Collected data
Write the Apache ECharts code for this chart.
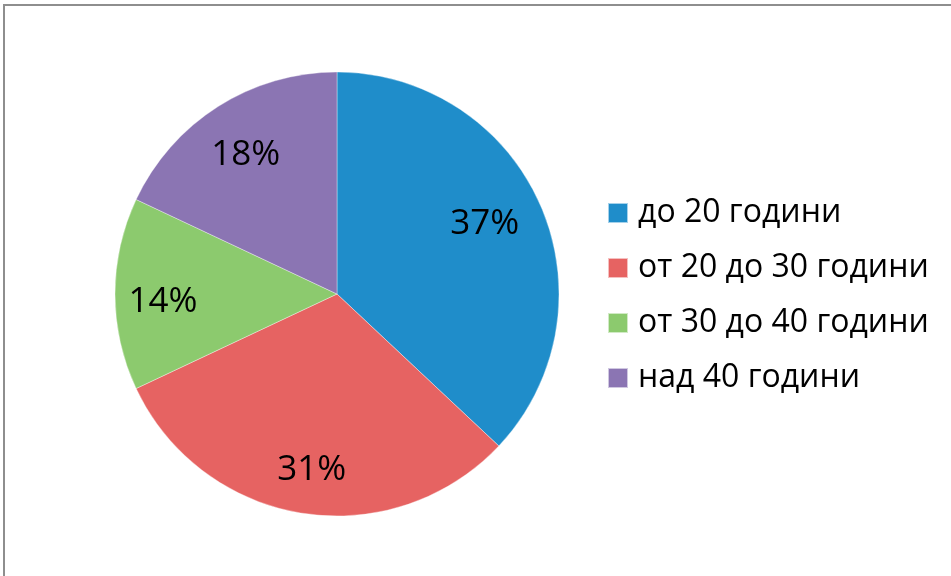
<!DOCTYPE html>
<html>
<head>
<meta charset="utf-8">
<script src="https://cdn.jsdelivr.net/npm/echarts@6/dist/echarts.min.js"></script>
<style>html,body{margin:0;padding:0;background:#fff}#c{width:951px;height:576px}</style>
</head>
<body>
<div id="c"></div>
<script>
const categories = ['до 20 години', 'от 20 до 30 години', 'от 30 до 40 години', 'над 40 години'];
const values = [37, 31, 14, 18];
const colors = ['#1F8DCA', '#E66362', '#8CCA6E', '#8B75B3'];
// small per-slice label nudges (layout only)
const labelNudge = [[-12, -1], [2, 4], [0, 8], [2, 8]];

const chart = echarts.init(document.getElementById('c'));
const FONT = '"Open Sans", "Noto Sans", sans-serif';
chart.setOption({
  animation: false,
  color: colors,
  graphic: [{
    type: 'rect', shape: { x: 4, y: 5, width: 1200, height: 1000 },
    style: { fill: 'none', stroke: '#8e8e8e', lineWidth: 2 }, silent: true
  }],
  legend: {
    orient: 'vertical', left: 607, top: 197, padding: 0,
    itemWidth: 20, itemHeight: 20, itemGap: 23,
    icon: 'rect',
    textStyle: { fontFamily: FONT, fontSize: 32, color: '#000', padding: [0, 0, 0, 5] },
    data: categories
  },
  series: [{
    type: 'pie', center: [337, 294], radius: [0, 222], startAngle: 90, clockwise: true,
    data: categories.map((n, i) => ({ name: n, value: values[i] })),
    itemStyle: { borderColor: 'rgba(255,255,255,0.6)', borderWidth: 0.6 },
    label: { show: false }, labelLine: { show: false }, emphasis: { disabled: true }, silent: true
  }, {
    type: 'pie', center: [337, 294], radius: [120, 222], startAngle: 90, clockwise: true,
    data: categories.map((n, i) => ({ name: n, value: values[i], label: { offset: labelNudge[i] } })),
    itemStyle: { color: 'rgba(0,0,0,0)' },
    label: { show: true, position: 'inside', formatter: '{c}%', fontFamily: FONT, fontSize: 35, color: '#000' },
    labelLine: { show: false }, emphasis: { disabled: true }, silent: true,
    legendHoverLink: false
  }]
});
</script>
</body>
</html>
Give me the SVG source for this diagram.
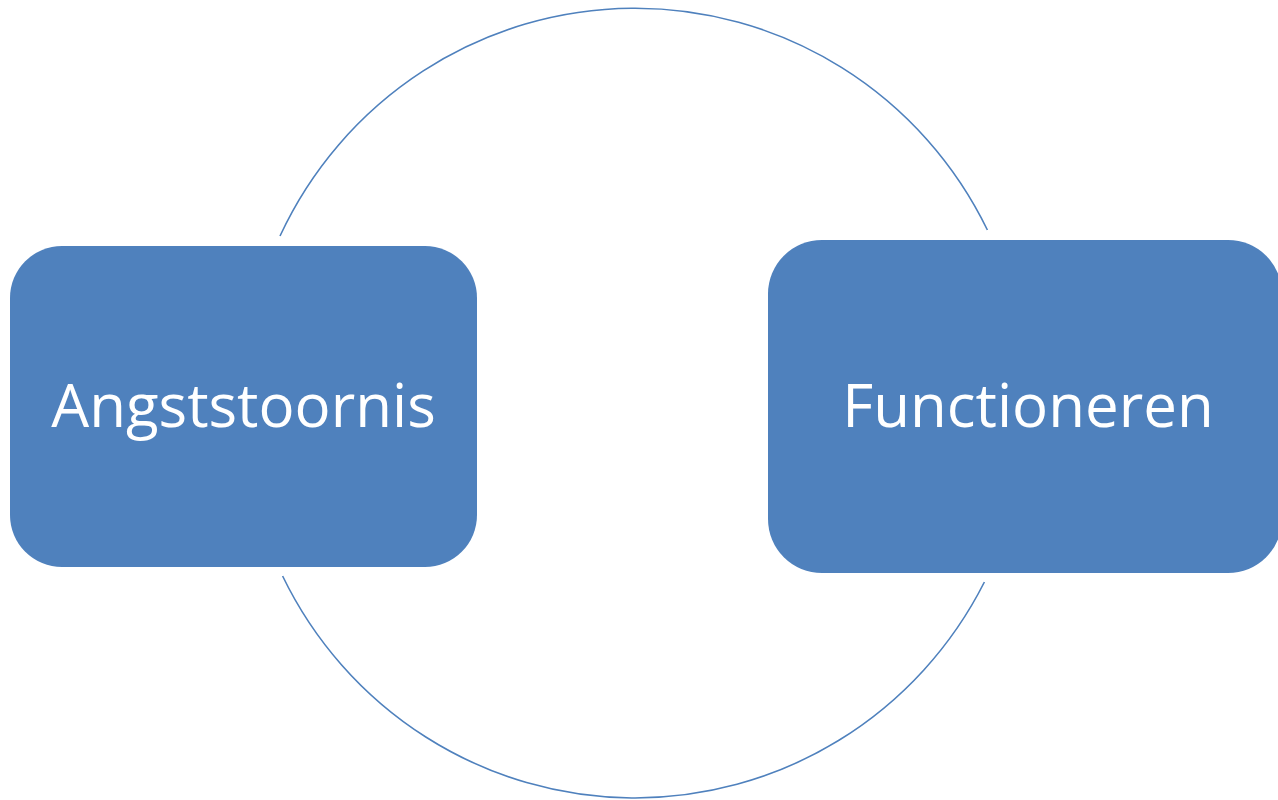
<svg xmlns="http://www.w3.org/2000/svg" width="1278" height="800" viewBox="0 0 1278 800">
<style>
.box{fill:#4f81bd;}
.lbl{fill:#ffffff;font-family:"Open Sans","Liberation Sans",sans-serif;font-size:60px;text-anchor:middle;}
.arc{fill:none;stroke:#4f81bd;stroke-width:1.6;}
</style>
<rect width="1278" height="800" fill="#ffffff"/>
<g id="connectors">
<path class="arc" d="M280,236 A392,395 0 0 1 987.4,230"/>
<path class="arc" d="M984.4,582 A392,395 0 0 1 282.6,576"/>
</g>
<g id="angststoornis">
<rect class="box" x="10" y="246" width="467" height="321" rx="52" ry="52"/>
<text class="lbl" x="243.5" y="427">Angststoornis</text>
</g>
<g id="functioneren">
<rect class="box" x="768" y="240" width="514" height="333" rx="54" ry="54"/>
<text class="lbl" x="1028" y="427">Functioneren</text>
</g>
</svg>
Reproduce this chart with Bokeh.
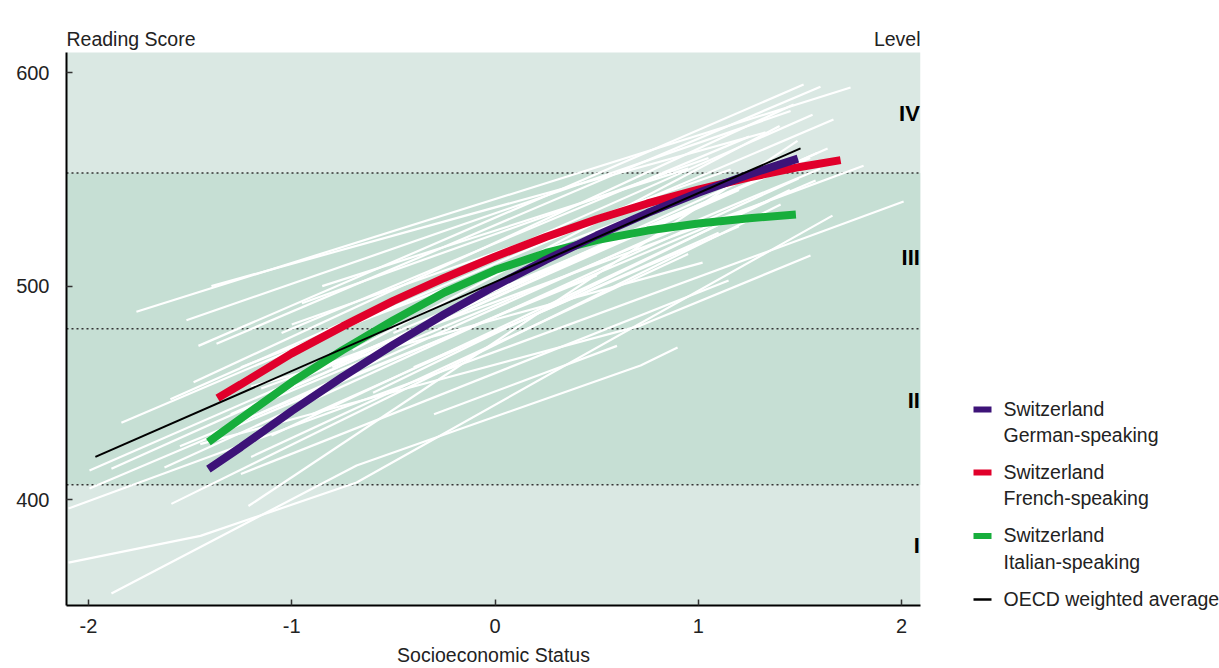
from bokeh.plotting import figure
from bokeh.models import Range1d, BoxAnnotation, Span, Label, FixedTicker
from bokeh.layouts import row
from bokeh.embed import file_html
from bokeh.resources import INLINE
from bokeh.core.properties import value

# ---------------- data ----------------
level_bounds = [407, 480, 553]
level_names = ["I", "II", "III", "IV"]
level_label_y = [378.5, 446.4, 513.3, 580.8]

x_ticks = [-2, -1, 0, 1, 2]
y_ticks = [400, 500, 600]

german_x = [-1.41, -1.25, -1.0, -0.75, -0.5, -0.25, 0.0, 0.25, 0.5, 0.75, 1.0, 1.25, 1.49]
german_y = [414.3, 424.6, 441.5, 457.5, 472.6, 486.8, 500.0, 512.3, 523.7, 534.2, 543.7, 552.3, 559.7]

french_x = [-1.365, -1.25, -1.0, -0.75, -0.5, -0.25, 0.0, 0.25, 0.5, 0.75, 1.0, 1.25, 1.5, 1.70]
french_y = [447.5, 454.0, 468.5, 481.1, 493.1, 503.8, 513.8, 523.0, 531.3, 538.7, 545.2, 550.9, 555.8, 559.0]

italian_x = [-1.41, -1.25, -1.0, -0.75, -0.5, -0.25, 0.0, 0.25, 0.5, 0.75, 1.0, 1.25, 1.48]
italian_y = [427.0, 438.0, 455.0, 470.0, 484.0, 497.0, 507.5, 515.5, 521.5, 526.0, 529.3, 531.8, 533.5]

oecd_x = [-1.966, 1.503]
oecd_y = [420.0, 564.5]

# other countries (socio-economic gradients)
country_xs = [
    [-1.764, 1.749], [-1.395, 1.331], [-1.518, 1.454], [-1.459, 1.518], [-1.370, 1.601],
    [-1.483, 1.469], [-1.597, 1.562], [-1.838, 1.665], [-1.995, 1.636], [-1.887, 1.587],
    [-1.995, 1.577], [-2.098, 2.010], [-1.626, 1.493], [-1.592, 1.405], [-1.213, 1.488],
    [-1.887, -0.681, 0.716, 0.898], [-2.098, -1.449, -0.681, 1.660], [-1.25, 1.149],
    [-1.45, -0.711, 0.716, 1.552], [-1.20, 1.021], [-1.00, 1.159], [-1.15, 1.813],
    [-1.30, 1.20], [-1.10, 1.35], [-1.00, 1.50], [-0.90, 1.10], [-0.80, 1.30],
    [-1.20, 0.95], [-0.60, 1.45], [-1.05, 1.25], [-0.70, 1.40], [-1.40, 0.90],
    [-0.50, 1.55], [-0.95, 1.05], [-1.25, 1.10], [-0.40, 1.20], [-0.30, 0.60],
    [-1.55, 0.50], [-0.85, 0.95], [-1.15, 1.60],
]
country_ys = [
    [488.0, 593.0], [500.0, 572.0], [484.0, 582.0], [472.0, 594.4], [473.0, 593.4],
    [455.0, 585.0], [447.0, 580.3], [436.0, 578.0], [413.6, 564.4], [414.5, 562.5],
    [405.2, 549.4], [395.8, 539.6], [415.0, 550.4], [398.0, 538.2], [397.0, 568.0],
    [356.0, 416.0, 462.8, 471.2], [370.5, 383.0, 408.0, 533.0], [412.0, 502.6],
    [426.0, 445.0, 481.5, 514.3], [453.0, 511.0], [482.0, 554.6], [452.0, 556.4],
    [440.0, 545.0], [430.0, 540.0], [455.0, 558.0], [440.0, 525.0], [462.0, 553.0],
    [420.0, 515.0], [450.0, 545.0], [478.0, 570.0], [470.0, 575.0], [430.0, 528.0],
    [478.0, 560.0], [492.0, 560.0], [462.0, 548.0], [462.0, 528.0], [440.0, 472.0],
    [425.0, 505.0], [500.0, 555.0], [445.0, 555.0],
]

legend_first = ["Switzerland", "Switzerland", "Switzerland", "OECD weighted average"]
legend_second = ["German-speaking", "French-speaking", "Italian-speaking"]

# ---------------- style ----------------
FONT = "Liberation Sans"
PURPLE = "#3d1378"
RED = "#e1002b"
GREEN = "#17ae3c"
LIGHT_BG = "#dae8e3"
BAND_BG = "#c6dfd4"
TXT = "#222222"
legend_colors = [PURPLE, RED, GREEN, "black"]
legend_widths = [6, 6, 6, 2.5]

Y_LO, Y_HI = 350.4, 609.4          # visible plot area
Y_TOP = Y_HI + 52 / 2.135          # room above for the titles

p = figure(width=940, height=668,
           x_range=Range1d(-2.108, 2.093), y_range=Range1d(Y_LO, Y_TOP),
           output_backend="svg", toolbar_location=None,
           min_border_left=66, min_border_right=20, min_border_top=0, min_border_bottom=63,
           background_fill_color="white", border_fill_color="white",
           outline_line_color=None)
p.frame_align = False
p.grid.visible = False

p.add_layout(BoxAnnotation(top=Y_HI, fill_color=LIGHT_BG, fill_alpha=1.0,
                           line_color=None, level="underlay"))
p.add_layout(BoxAnnotation(bottom=level_bounds[0], top=level_bounds[2],
                           fill_color=BAND_BG, fill_alpha=1.0, line_color=None,
                           level="underlay"))
for b in level_bounds:
    p.add_layout(Span(location=b, dimension="width", line_color="#333333",
                      line_width=1.5, line_dash="2 3", level="underlay"))

p.multi_line(country_xs, country_ys, line_color="white", line_width=2.2)
p.line(italian_x, italian_y, line_color=GREEN, line_width=8)
p.line(french_x, french_y, line_color=RED, line_width=8)
p.line(german_x, german_y, line_color=PURPLE, line_width=8)
p.line(oecd_x, oecd_y, line_color="black", line_width=2)

p.text(x=[2.09] * 4, y=level_label_y, text=level_names,
       text_align="right", text_baseline="middle",
       text_font=value(FONT), text_font_style="bold", text_font_size="22px",
       text_color="black")

# axes
for ax in (p.xaxis[0], p.yaxis[0]):
    ax.axis_line_color = "black"
    ax.axis_line_width = 2
    ax.major_tick_line_color = "#333333"
    ax.major_tick_line_width = 1.5
    ax.major_tick_in = 6
    ax.major_tick_out = 0
    ax.minor_tick_line_color = None
    ax.major_label_text_font = FONT
    ax.major_label_text_font_size = "20px"
    ax.major_label_text_color = TXT

p.yaxis.bounds = (Y_LO, Y_HI)
p.xaxis.ticker = FixedTicker(ticks=x_ticks)
p.xaxis.major_label_overrides = {t: str(t) for t in x_ticks}
p.yaxis.ticker = FixedTicker(ticks=y_ticks)
p.xaxis.major_label_standoff = 13
p.yaxis.major_label_standoff = 17
p.xaxis.axis_label = "Socioeconomic Status"
p.xaxis.axis_label_text_font = FONT
p.xaxis.axis_label_text_font_size = "19.5px"
p.xaxis.axis_label_text_font_style = "normal"
p.xaxis.axis_label_text_color = TXT
p.xaxis.axis_label_standoff = 8

p.add_layout(Label(x=-2.108, y=Y_HI + 14 / 2.135, text="Reading Score", text_align="left",
                   text_baseline="alphabetic", text_font=FONT, text_font_size="19.5px",
                   text_color=TXT))
p.add_layout(Label(x=2.093, y=Y_HI + 14 / 2.135, text="Level", text_align="right",
                   text_baseline="alphabetic", text_font=FONT, text_font_size="19.5px",
                   text_color=TXT))

# legend panel: its frame covers the whole panel, y given in page pixels
q = figure(width=279, height=668, x_range=Range1d(940, 1219), y_range=Range1d(668, 0),
           output_backend="svg", toolbar_location=None, min_border=0,
           x_axis_type=None, y_axis_type=None, outline_line_color=None,
           background_fill_color="white", border_fill_color="white")
q.frame_align = False
q.grid.visible = False
first_y = [408.0, 471.0, 534.5, 598.0]
second_y = [434.0, 497.5, 561.0]
for i in range(len(legend_first)):
    q.segment(x0=[973], y0=[first_y[i] + 1], x1=[991], y1=[first_y[i] + 1],
              line_color=legend_colors[i], line_width=legend_widths[i])
q.text(x=[1003] * 4, y=first_y, text=legend_first, text_align="left",
       text_baseline="middle", text_font=value(FONT), text_font_size="19.5px",
       text_color=TXT)
q.text(x=[1003] * 3, y=second_y, text=legend_second, text_align="left",
       text_baseline="middle", text_font=value(FONT), text_font_size="19.5px",
       text_color=TXT)

layout = row(p, q)
open("out.html", "w").write(file_html(layout, INLINE))
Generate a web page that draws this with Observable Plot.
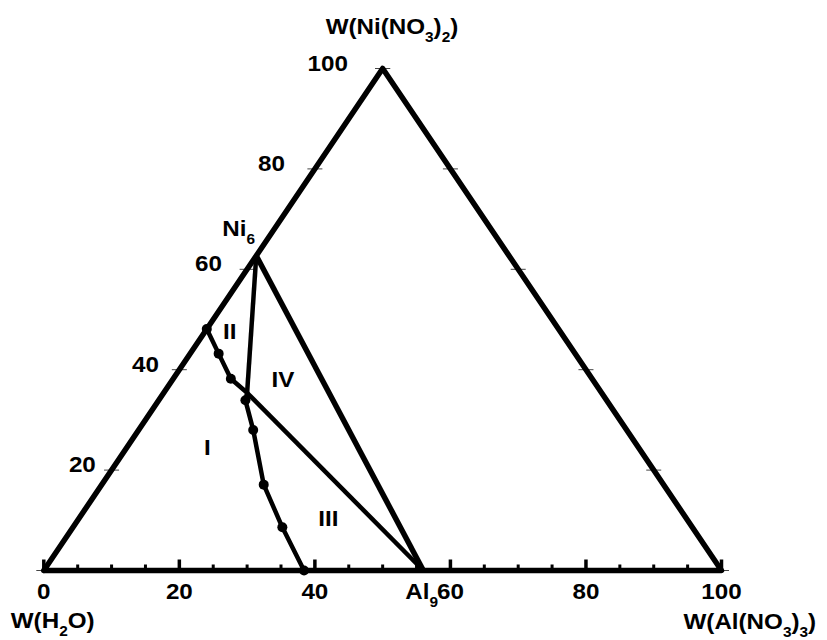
<!DOCTYPE html>
<html><head><meta charset="utf-8">
<script src="https://cdn.jsdelivr.net/npm/d3@7"></script>
<script src="https://cdn.jsdelivr.net/npm/@observablehq/plot@0.6"></script>
<style>body{margin:0;background:#fff} #chart svg{display:block}</style>
</head><body><div id="chart"></div>
<script>
// Solubility isotherm, mass %: W(Al(NO3)3) and W(Ni(NO3)2)
const solAl = [0, 4.2, 8.5, 12.8, 16.9, 23.9, 30.9, 38.4];
const solNi = [48.1, 43.2, 38.2, 33.9, 28.0, 17.1, 8.6, 0];
// eutonic (joint saturation) point
const eutonicAl = 12.3;
const eutonicNi = 35.4;
// solid phases (crystal hydrates)
const phaseNames = ["Ni_6", "Al_9"];
const phaseAl = [0, 56];
const phaseNi = [62.7, 0];
// region labels
const regionNames = ["I", "II", "III", "IV"];
const regionAl = [11.9, 3.7, 36.9, 16.3];
const regionNi = [24.5, 47.5, 10.2, 38.0];
// ticks
const majorTicks = [0, 20, 40, 60, 80, 100];
const minorTicks = [5, 10, 15, 25, 30, 35, 45, 50, 55, 65, 70, 75, 85, 90, 95];
const sideTicks = [0, 20, 40, 60, 80, 100];
const sideLabels = [20, 40, 60, 80, 100];
const titleNi = "W(Ni(NO_3)_2)";
const titleH2O = "W(H_2O)";
const titleAl = "W(Al(NO_3)_3)";

// ternary -> cartesian (x along base, y = Ni fraction)
const tx = (al, ni) => al + ni / 2;

const solPts = solAl.map((a, i) => ({al: a, ni: solNi[i]}));
const eut = {al: eutonicAl, ni: eutonicNi};
const curvePts = [...solPts.filter(p => p.ni > eutonicNi), eut, ...solPts.filter(p => p.ni < eutonicNi)];
const phases = phaseNames.map((n, i) => ({name: n, al: phaseAl[i], ni: phaseNi[i]}));
const ni6 = phases[0], al9 = phases[1];
const corners = [{al: 0, ni: 0}, {al: 0, ni: 100}, {al: 100, ni: 0}, {al: 0, ni: 0}];
const tieLines = [[ni6, al9, 5.5], [ni6, eut, 4.5], [eut, al9, 4.5]];
const regions = regionNames.map((n, i) => ({name: n, al: regionAl[i], ni: regionNi[i]}));

const hTick = {draw(ctx, size) { const r = Math.sqrt(size / Math.PI); ctx.moveTo(-r, 0); ctx.lineTo(r, 0); }};
const upTick = {draw(ctx, size) { const r = Math.sqrt(size / Math.PI); ctx.moveTo(0, 0); ctx.lineTo(0, -r); }};

const F = 22;
const txt = {fontSize: F, fontWeight: "bold", fill: "black"};

const svg = Plot.plot({
  width: 827, height: 640,
  marginLeft: 43.3, marginRight: 106, marginTop: 68, marginBottom: 70,
  x: {domain: [0, 100], axis: null},
  y: {domain: [0, 100], axis: null},
  style: {fontFamily: "'Liberation Sans', Arial, sans-serif", background: "white"},
  marks: [
    // edge ticks (horizontal, centred on edges)
    Plot.dot(sideTicks, {x: d => tx(0, d), y: d => d, symbol: hTick, r: 7.5, stroke: "#444", strokeWidth: 1, fill: "none"}),
    Plot.dot(sideTicks, {x: d => tx(100 - d, d), y: d => d, symbol: hTick, r: 7.5, stroke: "#444", strokeWidth: 1, fill: "none"}),
    // bottom axis ticks
    Plot.dot(majorTicks, {x: d => d, y: 0, symbol: upTick, r: 11, stroke: "black", strokeWidth: 3.5, fill: "none"}),
    Plot.dot(minorTicks, {x: d => d, y: 0, symbol: upTick, r: 6, stroke: "black", strokeWidth: 3, fill: "none"}),
    // triangle
    Plot.line(corners, {x: d => tx(d.al, d.ni), y: "ni", stroke: "black", strokeWidth: 5.5, strokeLinejoin: "round"}),
    // tie lines
    ...tieLines.map(([a, b, w]) => Plot.link([[a, b]], {
      x1: d => tx(d[0].al, d[0].ni), y1: d => d[0].ni,
      x2: d => tx(d[1].al, d[1].ni), y2: d => d[1].ni,
      stroke: "black", strokeWidth: w})),
    // solubility curve
    Plot.line(curvePts, {x: d => tx(d.al, d.ni), y: "ni", stroke: "black", strokeWidth: 4.5}),
    Plot.dot(solPts, {x: d => tx(d.al, d.ni), y: "ni", r: 5, fill: "black"}),
    // bottom tick labels
    Plot.text(majorTicks, {x: d => d, y: 0, text: d => String(d), dy: 21, ...txt}),
    // left tick labels
    Plot.text(sideLabels, {x: d => d * 0.465, y: d => d, text: d => String(d), textAnchor: "end", dx: -11, dy: -5, ...txt}),
    // phase labels
    Plot.text([ni6], {x: d => tx(d.al, d.ni), y: "ni", text: "name", textAnchor: "start", dx: -34, dy: -27, ...txt}),
    Plot.text([al9], {x: d => tx(d.al, d.ni), y: "ni", text: "name", textAnchor: "start", dx: -18, dy: 21, ...txt}),
    // region labels
    Plot.text(regions, {x: d => tx(d.al, d.ni), y: "ni", text: "name", ...txt}),
    // axis titles
    Plot.text([titleNi], {x: 50, y: 100, text: d => d, textAnchor: "start", dx: -57, dy: -42, ...txt}),
    Plot.text([titleH2O], {x: 0, y: 0, text: d => d, textAnchor: "start", dx: -33, dy: 50, ...txt}),
    Plot.text([titleAl], {x: 100, y: 0, text: d => d, textAnchor: "start", dx: -38, dy: 51, ...txt})
  ]
});

// subscripts and horizontal stretch of the lettering
const NS = "http://www.w3.org/2000/svg";
svg.querySelectorAll("text").forEach(t => {
  const s = t.textContent;
  if (s.includes("_")) {
    t.textContent = "";
    const parts = s.split(/_(\{[^}]*\}|.)/);
    parts.forEach((p, i) => {
      if (!p) return;
      const ts = document.createElementNS(NS, "tspan");
      if (i % 2) {
        ts.textContent = p.replace(/[{}]/g, "");
        ts.setAttribute("dy", "8");
        ts.setAttribute("font-size", "14");
      } else {
        ts.textContent = p;
        if (i > 0) ts.setAttribute("dy", "-8");
      }
      t.appendChild(ts);
    });
  }
  const x = +t.getAttribute("x") || 0, y = +t.getAttribute("y") || 0;
  const tr = t.getAttribute("transform") || "";
  t.setAttribute("transform", `${tr} translate(${x},${y}) scale(1.1,1) translate(${-x},${-y})`);
});

document.getElementById("chart").appendChild(svg);
</script>
</body></html>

## [AIM OF THE TASK]
Using the listing above, repeat word for word each line from the one with "Reproduce this chart with Bokeh." down to the one with "oecd_y = [420.0, 564.5]", both included. Omit all pictures.

## [RESPONSE]
Reproduce this chart with Bokeh.
from bokeh.plotting import figure
from bokeh.models import Range1d, BoxAnnotation, Span, Label, FixedTicker
from bokeh.layouts import row
from bokeh.embed import file_html
from bokeh.resources import INLINE
from bokeh.core.properties import value

# ---------------- data ----------------
level_bounds = [407, 480, 553]
level_names = ["I", "II", "III", "IV"]
level_label_y = [378.5, 446.4, 513.3, 580.8]

x_ticks = [-2, -1, 0, 1, 2]
y_ticks = [400, 500, 600]

german_x = [-1.41, -1.25, -1.0, -0.75, -0.5, -0.25, 0.0, 0.25, 0.5, 0.75, 1.0, 1.25, 1.49]
german_y = [414.3, 424.6, 441.5, 457.5, 472.6, 486.8, 500.0, 512.3, 523.7, 534.2, 543.7, 552.3, 559.7]

french_x = [-1.365, -1.25, -1.0, -0.75, -0.5, -0.25, 0.0, 0.25, 0.5, 0.75, 1.0, 1.25, 1.5, 1.70]
french_y = [447.5, 454.0, 468.5, 481.1, 493.1, 503.8, 513.8, 523.0, 531.3, 538.7, 545.2, 550.9, 555.8, 559.0]

italian_x = [-1.41, -1.25, -1.0, -0.75, -0.5, -0.25, 0.0, 0.25, 0.5, 0.75, 1.0, 1.25, 1.48]
italian_y = [427.0, 438.0, 455.0, 470.0, 484.0, 497.0, 507.5, 515.5, 521.5, 526.0, 529.3, 531.8, 533.5]

oecd_x = [-1.966, 1.503]
oecd_y = [420.0, 564.5]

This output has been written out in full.